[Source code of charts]

########################################

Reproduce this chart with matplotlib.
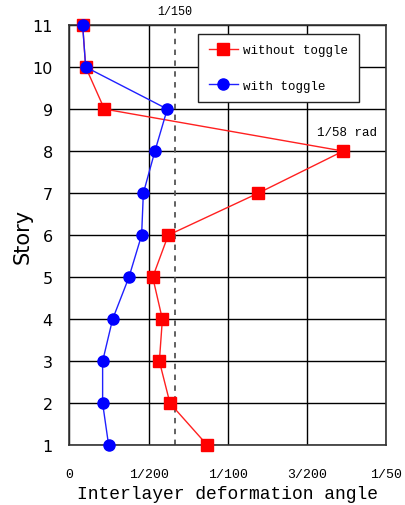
import matplotlib
matplotlib.use("Agg")
import matplotlib.pyplot as plt

# story drift angle per floor
stories = [1, 2, 3, 4, 5, 6, 7, 8, 9, 10, 11]
without_toggle = [0.00870, 0.00634, 0.00567, 0.00586, 0.00525, 0.00623,
                  0.01191, 0.01727, 0.00220, 0.00102, 0.00083]
with_toggle = [0.00247, 0.00209, 0.00209, 0.00272, 0.00375, 0.00455,
               0.00466, 0.00539, 0.00617, 0.00102, 0.00083]
xticks = [0, 1/200, 1/100, 3/200, 1/50]
xtick_labels = ["0", "1/200", "1/100", "3/200", "1/50"]
limit = 1/150

mono = ["Liberation Mono", "DejaVu Sans Mono"]

fig = plt.figure(figsize=(4.05, 5.06), dpi=100)
ax = fig.add_axes([0.1716, 0.118, 0.7827, 0.8306])

ax.plot(without_toggle, stories, color="#ff2020", lw=1, marker="s", ms=8.5,
        mfc="red", mec="red", label="without toggle", zorder=3, clip_on=False)
ax.plot(with_toggle, stories, color="#2020ff", lw=1, marker="o", ms=8,
        mfc="blue", mec="blue", label="with toggle", zorder=4, clip_on=False)
ax.axvline(limit, color="#555555", lw=1.3, ls=(0, (3, 3)), zorder=2)

ax.set_xlim(0, 0.02)
ax.set_ylim(1, 11)
ax.set_xticks(xticks)
ax.set_xticklabels(xtick_labels, family=mono, fontsize=9.5)
ax.set_yticks(stories)
ax.set_yticklabels([str(s) for s in stories], fontsize=11.5)
ax.tick_params(axis="x", length=0, pad=16)
ax.tick_params(axis="y", length=0, pad=12)
ax.grid(True, color="black", lw=1)
for s in ax.spines.values():
    s.set_color("#333333")
    s.set_linewidth(1.2)

ax.set_xlabel("Interlayer deformation angle", family=mono, fontsize=13, labelpad=4)
ax.set_ylabel("Story", fontsize=15)
ax.yaxis.set_label_coords(-0.115, 0.5)

ax.annotate("1/150", (limit, 11), xytext=(0, 10), textcoords="offset points",
            ha="center", va="center", family=mono, fontsize=8.5)
ax.annotate("1/58 rad", (without_toggle[7], 8), xytext=(3, 14),
            textcoords="offset points", ha="center", va="center",
            family=mono, fontsize=9)

leg = ax.legend(loc="upper right", bbox_to_anchor=(0.913, 0.979),
                prop={"family": mono, "size": 9},
                fancybox=False, edgecolor="#222222", framealpha=1,
                handlelength=2.3, handletextpad=0.45, labelspacing=1.85,
                borderpad=0.85, borderaxespad=0)
leg.get_frame().set_linewidth(1)

fig.savefig("out.png", dpi=100)
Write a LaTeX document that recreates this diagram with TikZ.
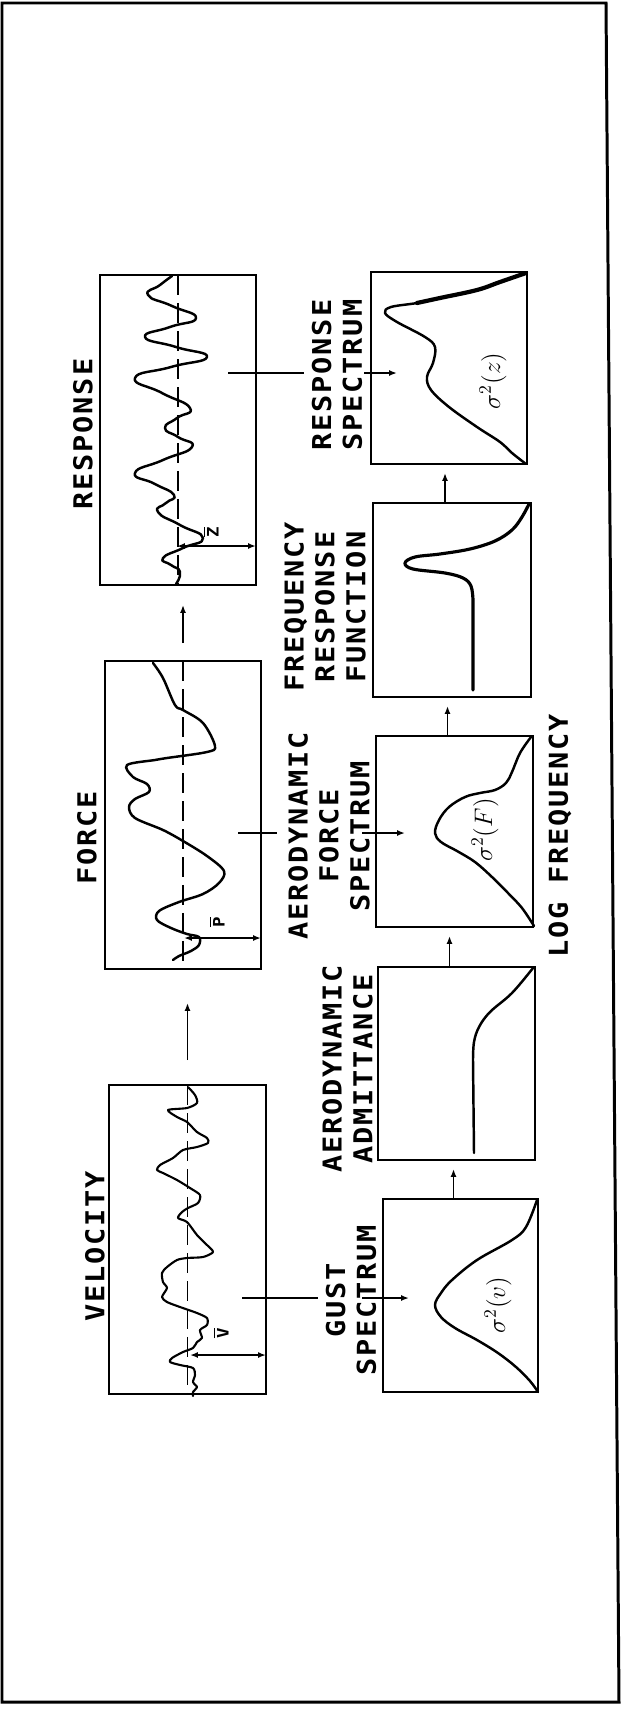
\documentclass[tikz,border=0pt]{standalone}
\usepackage{fontspec}
\usetikzlibrary{arrows.meta,calc}
\newfontfamily\lblfont{DejaVu Sans Mono}[FakeStretch=1.1,LetterSpace=7.0]
\newcommand\barlbl[1]{\ensuremath{\overline{\mbox{#1}}}}
\begin{document}
\begin{tikzpicture}[x=0.02cm,y=-0.02cm,
  box/.style={draw,line width=1.5pt,inner sep=0pt,outer sep=0pt,rectangle},
  lbl/.style={rotate=90,font=\lblfont\bfseries\fontsize{14.8}{17.6}\selectfont,align=center,inner sep=0pt},
  meanline/.style={line width=0.8pt,dash pattern=on 0.4cm off 0.16cm},
  sig/.style={line width=1.4pt,line join=round,line cap=round},
  spec/.style={line width=1.4pt,line join=round,line cap=round},
  conn/.style={line width=0.9pt,-{Latex[length=4.5pt,width=3.4pt]}},
  plain/.style={line width=0.9pt},
  dbl/.style={line width=0.9pt,{Latex[length=4.5pt,width=3.4pt]}-{Latex[length=4.5pt,width=3.4pt]}},
  sym/.style={rotate=90,font=\fontsize{14.4}{16}\selectfont,inner sep=0pt},
  barl/.style={rotate=90,font=\lblfont\bfseries\fontsize{9}{10}\selectfont,inner sep=0pt}]
\fill[white] (0,0) rectangle (621,1710);
\useasboundingbox (0,0) rectangle (621,1710);
% outer frame
\draw[line width=1.7pt] (2,3) -- (606,3) -- (619,1702) -- (2,1702) -- cycle;
% boxes
\node[box,minimum width=3.14cm,minimum height=6.18cm] (vel) at (187.5,1239.5) {};
\node[box,minimum width=3.12cm,minimum height=6.16cm] (force) at (183,815) {};
\node[box,minimum width=3.12cm,minimum height=6.20cm] (resp) at (178,430) {};
\node[box,minimum width=3.10cm,minimum height=3.86cm] (gust) at (460.5,1295.5) {};
\node[box,minimum width=3.14cm,minimum height=3.86cm] (admit) at (456.5,1063.5) {};
\node[box,minimum width=3.14cm,minimum height=3.82cm] (afs) at (454.5,831.5) {};
\node[box,minimum width=3.16cm,minimum height=3.88cm] (frf) at (452,600) {};
\node[box,minimum width=3.12cm,minimum height=3.84cm] (rspec) at (449,368) {};
% mean lines
\draw[meanline] (vel.north) -- (vel.south);
\draw[meanline] (force.north) -- (force.south);
\draw[meanline] (resp.north) -- (resp.south);
% velocity signal
\draw[sig,line width=1.2pt] plot[smooth,tension=0.45] coordinates {
(188,1087) (195,1095) (197,1103) (187,1108) (168,1110) (177,1117) (187,1122) (197,1132)
(207,1138) (208,1143) (197,1147) (183,1150) (173,1158) (160,1165) (157,1170) (163,1173)
(177,1180) (190,1188) (200,1195) (198,1203) (188,1208) (182,1212) (178,1218) (187,1222)
(197,1235) (207,1245) (213,1252) (203,1257) (187,1258) (177,1260) (167,1267) (162,1273)
(163,1282) (167,1288) (162,1297) (167,1302) (180,1307) (197,1313) (207,1318) (207,1325)
(200,1330) (202,1338) (197,1342) (193,1348) (183,1352) (172,1358) (170,1362) (180,1365)
(193,1368) (195,1375) (193,1382) (197,1387) (193,1392) (193,1396)};
% force signal
\draw[sig] plot[smooth,tension=0.55] coordinates {
(153,663) (163,678) (175,705) (183,710) (203,723) (215,746) (207,752) (167,758) (155,760)
(127,765) (133,777) (147,784) (149,792) (135,799) (129,807) (135,818) (163,830) (183,841)
(207,856) (224,871) (219,883) (203,894) (179,902) (159,911) (157,920) (171,928) (187,934)
(199,937) (199,945) (191,951) (179,956) (173,960)};
% response signal
\draw[sig] plot[smooth,tension=0.95] coordinates {
(172,276) (160,285) (148,295) (172,306) (196,318) (170,327) (145,337) (176,347) (207,357)
(171,367) (135,378) (162,393) (190,408) (177,418) (165,428) (178,437) (192,447) (163,460)
(135,473) (155,484) (174,495) (166,503) (158,512) (180,525) (203,538) (183,548) (163,558)
(171,565) (180,572) (176,584)};
% spectra curves
\draw[spec] plot[smooth,tension=0.6] coordinates {
(537,1200) (526,1227) (512,1240) (477,1260) (452,1280) (441,1293) (435,1305) (441,1317)
(455,1328) (477,1340) (498,1353) (516,1367) (530,1381) (538,1392)};
\draw[spec] plot[smooth,tension=0.6] coordinates {
(533,968) (512,993) (490,1012) (479,1027) (474,1042) (473,1060)} -- (474,1153);
\draw[spec] plot[smooth,tension=0.6] coordinates {
(531,737) (520,753) (512,772) (506,783) (495,790) (480,793) (465,797) (449,807) (439,820)
(435,833) (441,842) (457,851) (475,862) (492,877) (508,893) (522,908) (534,926)};
\draw[spec,line width=1.8pt] plot[smooth,tension=0.6] coordinates {
(529,504) (522,517) (512,530) (495,541) (470,549) (440,554) (415,557) (405,563) (413,569)
(445,573) (463,578) (471,586) (473,600)} -- (473,690);
\draw[spec] plot[smooth,tension=0.6] coordinates {
(526,273) (500,282) (477,290) (440,298) (417,303) (391,307) (385,313) (397,322) (425,337)
(435,347) (433,363) (427,377) (431,390) (449,407) (477,427) (500,442) (512,453) (526,464)};
\draw[spec,line width=2.4pt] plot[smooth,tension=0.6] coordinates {
(526,273) (500,282) (477,290) (440,298) (417,303)};
% connectors between time histories
\draw[conn,shorten <=0.5cm,shorten >=0.68cm] (vel.north) -- (vel.north |- force.south);
\draw[conn,shorten <=0.36cm,shorten >=0.4cm] (force.north) -- (force.north |- resp.south);
% connectors time history -> spectrum
\coordinate (vg) at (242,1298); \coordinate (vg1) at (318,1298);
\coordinate (vg2) at (362,1298); \coordinate (vgE) at (409,1298);
\draw[plain] (vg) -- (vg1); \draw[conn] (vg2) -- (vgE);
\coordinate (fa) at (238,833); \coordinate (fa1) at (277,833);
\coordinate (fa2) at (362,833); \coordinate (faE) at (405,833);
\draw[plain] (fa) -- (fa1); \draw[conn] (fa2) -- (faE);
\coordinate (ra) at (228,373); \coordinate (ra1) at (304,373);
\coordinate (ra2) at (364,373); \coordinate (raE) at (397,373);
\draw[plain] (ra) -- (ra1); \draw[conn] (ra2) -- (raE);
% connectors between spectra
\draw[conn,shorten >=0.18cm] ($(gust.north)+(-7,0)$) -- ($(gust.north |- admit.south)+(-7,0)$);
\draw[conn,shorten >=0.18cm] ($(admit.north)+(-7,0)$) -- ($(admit.north |- afs.south)+(-7,0)$);
\draw[conn,shorten >=0.18cm] ($(afs.north)+(-7,0)$) -- ($(afs.north |- frf.south)+(-7,0)$);
\draw[conn,shorten >=0.18cm] ($(frf.north)+(-7,0)$) -- ($(frf.north |- rspec.south)+(-7,0)$);
% mean value arrows
\coordinate (vm) at (190,1355); \draw[dbl] (vm) -- (vm -| vel.east);
\coordinate (pm) at (184,938); \draw[dbl] (pm) -- (pm -| force.east);
\coordinate (zm) at (177,546); \draw[dbl] (zm) -- (zm -| resp.east);
\node[barl] (lv) at (221,1333) {\barlbl{V}};
\node[barl] (lp) at (217,922) {\barlbl{P}};
\node[barl] (lz) at (211,532) {\barlbl{Z}};
% labels
\node[lbl] (tvel) at (95,1246) {VELOCITY};
\node[lbl] (tforce) at (87,838) {FORCE};
\node[lbl] (tresp) at (83,434) {RESPONSE};
\node[lbl] (tgust) at (351,1300) {GUST\\SPECTRUM};
\node[lbl] (tadm) at (347.5,1069) {AERODYNAMIC\\ADMITTANCE};
\node[lbl] (tafs) at (329,836) {AERODYNAMIC\\FORCE\\SPECTRUM};
\node[lbl] (tfrf) at (325,607) {FREQUENCY\\RESPONSE\\FUNCTION};
\node[lbl] (trs) at (337,375) {RESPONSE\\SPECTRUM};
\node[lbl] (tlog) at (560,836) {LOG FREQUENCY};
\node[sym] (sv) at (498,1305) {$\sigma^2(v)$};
\node[sym] (sf) at (485,830) {$\sigma^2(F)$};
\node[sym] (sz) at (493,381) {$\sigma^2(z)$};
\end{tikzpicture}
\end{document}
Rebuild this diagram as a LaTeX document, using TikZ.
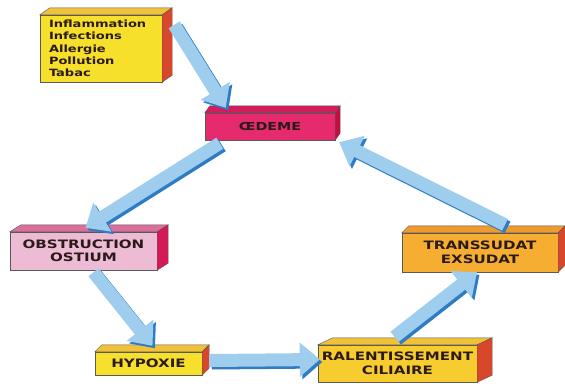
\documentclass[tikz,border=0pt]{standalone}
\usepackage{fontspec}
\newfontfamily\slabfont[FakeStretch=1.3]{DejaVu Sans}
\usetikzlibrary{arrows.meta}

\definecolor{yelfront}{HTML}{F6E02C}
\definecolor{yeltop}{HTML}{EFC23A}
\definecolor{redside}{HTML}{D8462C}
\definecolor{magfront}{HTML}{E62A6E}
\definecolor{magtop}{HTML}{D21C5C}
\definecolor{magside}{HTML}{C01040}
\definecolor{pinkfront}{HTML}{EEBBD4}
\definecolor{pinktop}{HTML}{DA6E9C}
\definecolor{pinkside}{HTML}{D41A56}
\definecolor{orafront}{HTML}{F6AE32}
\definecolor{oratop}{HTML}{EE9A2E}
\definecolor{ralfront}{HTML}{F7CC2E}
\definecolor{arrowlight}{HTML}{9ECDEE}
\definecolor{arrowdark}{HTML}{2E7CC4}
\definecolor{textdark}{HTML}{2A1A1A}

% front face is the node, top and side faces drawn from its anchors
\newcommand{\slab}[4]{%
  \filldraw[face, fill=#3] (#1.north west) -- ++(#2,-7) -- ([shift={(#2,-7)}]#1.north east) -- (#1.north east) -- cycle;
  \filldraw[face, fill=#4] (#1.north east) -- ([shift={(#2,-7)}]#1.north east) -- ([shift={(#2,-7)}]#1.south east) -- (#1.south east) -- cycle;
}

\begin{document}
\begin{tikzpicture}[x=1pt, y=-1pt,
    face/.style={draw=black!65, line width=0.4pt},
    slabnode/.style={face, inner sep=0pt, align=center, text=textdark,
      font=\slabfont\bfseries\fontsize{11.6}{13.5}\selectfont},
    fatarrow/.style={line width=13pt, arrowlight, -{Triangle[width=33pt,length=20pt]}},
    fatshadow/.style={line width=13pt, arrowdark, -{Triangle[width=33pt,length=20pt]},
      transform canvas={xshift=2.5pt,yshift=-2.5pt}}]

    \useasboundingbox (0,0) rectangle (565,383);

    \node[slabnode, fill=yelfront, text width=104pt, align=left, inner xsep=9pt,
      minimum height=67pt, font=\slabfont\bfseries\fontsize{10}{12.3}\selectfont]
      (causes) at (101,48.5) {Inflammation\\Infections\\Allergie\\Pollution\\Tabac};
    \node[slabnode, fill=magfront, minimum width=130pt, minimum height=27pt,
      font=\slabfont\bfseries\fontsize{11}{12}\selectfont] (oedeme) at (270,126.5) {ŒDEME};
    \node[slabnode, fill=pinkfront, minimum width=147pt, minimum height=38pt] (obstr) at (83.5,251) {OBSTRUCTION\\OSTIUM};
    \node[slabnode, fill=orafront, minimum width=156pt, minimum height=39pt] (trans) at (480,252.5) {TRANSSUDAT\\EXSUDAT};
    \node[slabnode, fill=yelfront, minimum width=107pt, minimum height=23pt] (hyp) at (148.5,363.5) {HYPOXIE};
    \node[slabnode, fill=ralfront, minimum width=159pt, minimum height=37pt] (ral) at (397.5,363.5) {RALENTISSEMENT\\CILIAIRE};

    \slab{causes}{10}{yeltop}{redside}
    \slab{oedeme}{5}{magtop}{magside}
    \slab{obstr}{11}{pinktop}{pinkside}
    \slab{trans}{7}{oratop}{redside}
    \slab{hyp}{7}{yeltop}{redside}
    \slab{ral}{15}{yeltop}{redside}

    % arrows round the cycle
    \coordinate (a1) at ([shift={(12,10)}]causes.north east);
    \coordinate (b1) at ([shift={(21,-5)}]oedeme.north west);
    \coordinate (a2) at ([shift={(15,3)}]oedeme.south west);
    \coordinate (b2) at ([shift={(2,-4)}]obstr.north);
    \coordinate (a3) at ([shift={(10,2)}]obstr.south);
    \coordinate (b3) at ([shift={(4,-6)}]hyp.north);
    \coordinate (a4) at ([shift={(7,-3)}]hyp.east);
    \coordinate (b4) at ([shift={(2,-4)}]ral.west);
    \coordinate (a5) at ([shift={(-3,-8)}]ral.north);
    \coordinate (b5) at ([shift={(-3,0)}]trans.south);
    \coordinate (a6) at ([shift={(25,-8)}]trans.north);
    \coordinate (b6) at ([shift={(4,2)}]oedeme.south east);

    \foreach \s/\t in {a1/b1, a2/b2, a3/b3, a4/b4, a5/b5, a6/b6} {
        \draw[fatshadow] (\s) -- (\t);
        \draw[fatarrow] (\s) -- (\t);
    }
\end{tikzpicture}
\end{document}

########################################

• _What to work on_
Without the pictures, please reproduce each line of the listing above exactly, from the first one through the line bearing "(3, 3)), zorder=2)".

• _Result of this exercise_
Reproduce this chart with matplotlib.
import matplotlib
matplotlib.use("Agg")
import matplotlib.pyplot as plt

# story drift angle per floor
stories = [1, 2, 3, 4, 5, 6, 7, 8, 9, 10, 11]
without_toggle = [0.00870, 0.00634, 0.00567, 0.00586, 0.00525, 0.00623,
                  0.01191, 0.01727, 0.00220, 0.00102, 0.00083]
with_toggle = [0.00247, 0.00209, 0.00209, 0.00272, 0.00375, 0.00455,
               0.00466, 0.00539, 0.00617, 0.00102, 0.00083]
xticks = [0, 1/200, 1/100, 3/200, 1/50]
xtick_labels = ["0", "1/200", "1/100", "3/200", "1/50"]
limit = 1/150

mono = ["Liberation Mono", "DejaVu Sans Mono"]

fig = plt.figure(figsize=(4.05, 5.06), dpi=100)
ax = fig.add_axes([0.1716, 0.118, 0.7827, 0.8306])

ax.plot(without_toggle, stories, color="#ff2020", lw=1, marker="s", ms=8.5,
        mfc="red", mec="red", label="without toggle", zorder=3, clip_on=False)
ax.plot(with_toggle, stories, color="#2020ff", lw=1, marker="o", ms=8,
        mfc="blue", mec="blue", label="with toggle", zorder=4, clip_on=False)
ax.axvline(limit, color="#555555", lw=1.3, ls=(0, (3, 3)), zorder=2)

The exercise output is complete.